◆ Provided material:
====================

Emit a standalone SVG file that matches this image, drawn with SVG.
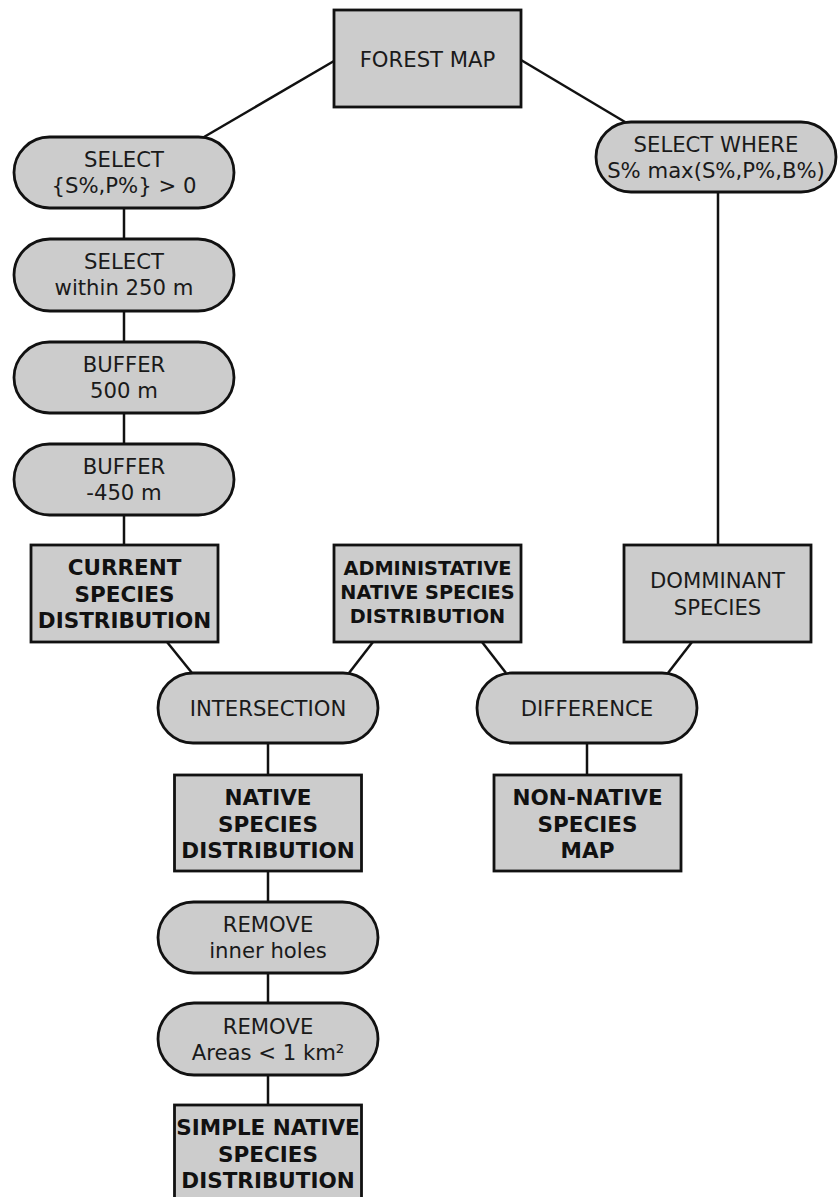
<svg xmlns="http://www.w3.org/2000/svg" width="838" height="1197" viewBox="0 0 838 1197">
<style>
.box{fill:#cccccc;stroke:#111;stroke-width:2.8}
.t{font-family:"DejaVu Sans",sans-serif;font-size:21.2px;fill:#1a1a1a;text-anchor:middle}
.b{font-family:"DejaVu Sans",sans-serif;font-size:21.5px;font-weight:bold;fill:#111;text-anchor:middle}
.bs{font-size:19.3px}
.c{stroke:#111;stroke-width:2.5;fill:none}
</style>
<rect width="838" height="1197" fill="#ffffff"/>
<g id="connectors">
<line class="c" x1="334" y1="61" x2="204" y2="137"/>
<line class="c" x1="521" y1="60" x2="625" y2="122"/>
<line class="c" x1="124" y1="208" x2="124" y2="239"/>
<line class="c" x1="124" y1="311" x2="124" y2="342"/>
<line class="c" x1="124" y1="413" x2="124" y2="444"/>
<line class="c" x1="124" y1="515" x2="124" y2="545"/>
<line class="c" x1="718" y1="192" x2="718" y2="545"/>
<line class="c" x1="167" y1="642" x2="192" y2="673"/>
<line class="c" x1="373" y1="642" x2="349" y2="673"/>
<line class="c" x1="482" y1="642" x2="506" y2="673"/>
<line class="c" x1="692" y1="642" x2="668" y2="673"/>
<line class="c" x1="268" y1="743" x2="268" y2="775"/>
<line class="c" x1="587" y1="743" x2="587" y2="775"/>
<line class="c" x1="268" y1="871" x2="268" y2="902"/>
<line class="c" x1="268" y1="973" x2="268" y2="1003"/>
<line class="c" x1="268" y1="1075" x2="268" y2="1105"/>
</g>
<g id="forest-map">
<rect class="box" x="334" y="10" width="187" height="97"/>
<text class="t" x="427.5" y="67">FOREST MAP</text>
</g>
<g id="select-sp">
<rect class="box" x="14" y="137" width="220" height="71" rx="35.5"/>
<text class="t" x="124" y="167">SELECT</text>
<text class="t" x="124" y="193">{S%,P%} &gt; 0</text>
</g>
<g id="select-within">
<rect class="box" x="14" y="239" width="220" height="72" rx="36"/>
<text class="t" x="124" y="269">SELECT</text>
<text class="t" x="124" y="295">within 250 m</text>
</g>
<g id="buffer-500">
<rect class="box" x="14" y="342" width="220" height="71" rx="35.5"/>
<text class="t" x="124" y="372">BUFFER</text>
<text class="t" x="124" y="398">500 m</text>
</g>
<g id="buffer-450">
<rect class="box" x="14" y="444" width="220" height="71" rx="35.5"/>
<text class="t" x="124" y="474">BUFFER</text>
<text class="t" x="124" y="500">-450 m</text>
</g>
<g id="select-where">
<rect class="box" x="596" y="122" width="240" height="70" rx="35"/>
<text class="t" x="716" y="152">SELECT WHERE</text>
<text class="t" x="716" y="178">S% max(S%,P%,B%)</text>
</g>
<g id="current-species">
<rect class="box" x="31" y="545" width="187" height="97"/>
<text class="b" x="124.5" y="575">CURRENT</text>
<text class="b" x="124.5" y="602">SPECIES</text>
<text class="b" x="124.5" y="628">DISTRIBUTION</text>
</g>
<g id="admin-native">
<rect class="box" x="334" y="545" width="187" height="97"/>
<text class="b bs" x="427.5" y="575">ADMINISTATIVE</text>
<text class="b bs" x="427.5" y="599">NATIVE SPECIES</text>
<text class="b bs" x="427.5" y="623">DISTRIBUTION</text>
</g>
<g id="dominant-species">
<rect class="box" x="624" y="545" width="187" height="97"/>
<text class="t" x="717.5" y="588">DOMMINANT</text>
<text class="t" x="717.5" y="615">SPECIES</text>
</g>
<g id="intersection">
<rect class="box" x="158" y="673" width="220" height="70" rx="35"/>
<text class="t" x="268" y="716">INTERSECTION</text>
</g>
<g id="difference">
<rect class="box" x="477" y="673" width="220" height="70" rx="35"/>
<text class="t" x="587" y="716">DIFFERENCE</text>
</g>
<g id="native-species">
<rect class="box" x="174.5" y="775" width="187" height="96"/>
<text class="b" x="268" y="805">NATIVE</text>
<text class="b" x="268" y="832">SPECIES</text>
<text class="b" x="268" y="858">DISTRIBUTION</text>
</g>
<g id="non-native">
<rect class="box" x="494" y="775" width="187" height="96"/>
<text class="b" x="587.5" y="805">NON-NATIVE</text>
<text class="b" x="587.5" y="832">SPECIES</text>
<text class="b" x="587.5" y="858">MAP</text>
</g>
<g id="remove-holes">
<rect class="box" x="158" y="902" width="220" height="71" rx="35.5"/>
<text class="t" x="268" y="932">REMOVE</text>
<text class="t" x="268" y="958">inner holes</text>
</g>
<g id="remove-areas">
<rect class="box" x="158" y="1003" width="220" height="72" rx="36"/>
<text class="t" x="268" y="1034">REMOVE</text>
<text class="t" x="268" y="1060">Areas &lt; 1 km²</text>
</g>
<g id="simple-native">
<rect class="box" x="174.5" y="1105" width="187" height="97"/>
<text class="b" x="268" y="1135">SIMPLE NATIVE</text>
<text class="b" x="268" y="1162">SPECIES</text>
<text class="b" x="268" y="1188">DISTRIBUTION</text>
</g>
</svg>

====================

◆ Set task: Output the data exactly. Pictures don't belong in the result.

◆ Correct response:
Emit a standalone SVG file that matches this image, drawn with SVG.
<svg xmlns="http://www.w3.org/2000/svg" width="838" height="1197" viewBox="0 0 838 1197">
<style>
.box{fill:#cccccc;stroke:#111;stroke-width:2.8}
.t{font-family:"DejaVu Sans",sans-serif;font-size:21.2px;fill:#1a1a1a;text-anchor:middle}
.b{font-family:"DejaVu Sans",sans-serif;font-size:21.5px;font-weight:bold;fill:#111;text-anchor:middle}
.bs{font-size:19.3px}
.c{stroke:#111;stroke-width:2.5;fill:none}
</style>
<rect width="838" height="1197" fill="#ffffff"/>
<g id="connectors">
<line class="c" x1="334" y1="61" x2="204" y2="137"/>
<line class="c" x1="521" y1="60" x2="625" y2="122"/>
<line class="c" x1="124" y1="208" x2="124" y2="239"/>
<line class="c" x1="124" y1="311" x2="124" y2="342"/>
<line class="c" x1="124" y1="413" x2="124" y2="444"/>
<line class="c" x1="124" y1="515" x2="124" y2="545"/>
<line class="c" x1="718" y1="192" x2="718" y2="545"/>
<line class="c" x1="167" y1="642" x2="192" y2="673"/>
<line class="c" x1="373" y1="642" x2="349" y2="673"/>
<line class="c" x1="482" y1="642" x2="506" y2="673"/>
<line class="c" x1="692" y1="642" x2="668" y2="673"/>
<line class="c" x1="268" y1="743" x2="268" y2="775"/>
<line class="c" x1="587" y1="743" x2="587" y2="775"/>
<line class="c" x1="268" y1="871" x2="268" y2="902"/>
<line class="c" x1="268" y1="973" x2="268" y2="1003"/>
<line class="c" x1="268" y1="1075" x2="268" y2="1105"/>
</g>
<g id="forest-map">
<rect class="box" x="334" y="10" width="187" height="97"/>
<text class="t" x="427.5" y="67">FOREST MAP</text>
</g>
<g id="select-sp">
<rect class="box" x="14" y="137" width="220" height="71" rx="35.5"/>
<text class="t" x="124" y="167">SELECT</text>
<text class="t" x="124" y="193">{S%,P%} &gt; 0</text>
</g>
<g id="select-within">
<rect class="box" x="14" y="239" width="220" height="72" rx="36"/>
<text class="t" x="124" y="269">SELECT</text>
<text class="t" x="124" y="295">within 250 m</text>
</g>
<g id="buffer-500">
<rect class="box" x="14" y="342" width="220" height="71" rx="35.5"/>
<text class="t" x="124" y="372">BUFFER</text>
<text class="t" x="124" y="398">500 m</text>
</g>
<g id="buffer-450">
<rect class="box" x="14" y="444" width="220" height="71" rx="35.5"/>
<text class="t" x="124" y="474">BUFFER</text>
<text class="t" x="124" y="500">-450 m</text>
</g>
<g id="select-where">
<rect class="box" x="596" y="122" width="240" height="70" rx="35"/>
<text class="t" x="716" y="152">SELECT WHERE</text>
<text class="t" x="716" y="178">S% max(S%,P%,B%)</text>
</g>
<g id="current-species">
<rect class="box" x="31" y="545" width="187" height="97"/>
<text class="b" x="124.5" y="575">CURRENT</text>
<text class="b" x="124.5" y="602">SPECIES</text>
<text class="b" x="124.5" y="628">DISTRIBUTION</text>
</g>
<g id="admin-native">
<rect class="box" x="334" y="545" width="187" height="97"/>
<text class="b bs" x="427.5" y="575">ADMINISTATIVE</text>
<text class="b bs" x="427.5" y="599">NATIVE SPECIES</text>
<text class="b bs" x="427.5" y="623">DISTRIBUTION</text>
</g>
<g id="dominant-species">
<rect class="box" x="624" y="545" width="187" height="97"/>
<text class="t" x="717.5" y="588">DOMMINANT</text>
<text class="t" x="717.5" y="615">SPECIES</text>
</g>
<g id="intersection">
<rect class="box" x="158" y="673" width="220" height="70" rx="35"/>
<text class="t" x="268" y="716">INTERSECTION</text>
</g>
<g id="difference">
<rect class="box" x="477" y="673" width="220" height="70" rx="35"/>
<text class="t" x="587" y="716">DIFFERENCE</text>
</g>
<g id="native-species">
<rect class="box" x="174.5" y="775" width="187" height="96"/>
<text class="b" x="268" y="805">NATIVE</text>
<text class="b" x="268" y="832">SPECIES</text>
<text class="b" x="268" y="858">DISTRIBUTION</text>
</g>
<g id="non-native">
<rect class="box" x="494" y="775" width="187" height="96"/>
<text class="b" x="587.5" y="805">NON-NATIVE</text>
<text class="b" x="587.5" y="832">SPECIES</text>
<text class="b" x="587.5" y="858">MAP</text>
</g>
<g id="remove-holes">
<rect class="box" x="158" y="902" width="220" height="71" rx="35.5"/>
<text class="t" x="268" y="932">REMOVE</text>
<text class="t" x="268" y="958">inner holes</text>
</g>
<g id="remove-areas">
<rect class="box" x="158" y="1003" width="220" height="72" rx="36"/>
<text class="t" x="268" y="1034">REMOVE</text>
<text class="t" x="268" y="1060">Areas &lt; 1 km²</text>
</g>
<g id="simple-native">
<rect class="box" x="174.5" y="1105" width="187" height="97"/>
<text class="b" x="268" y="1135">SIMPLE NATIVE</text>
<text class="b" x="268" y="1162">SPECIES</text>
<text class="b" x="268" y="1188">DISTRIBUTION</text>
</g>
</svg>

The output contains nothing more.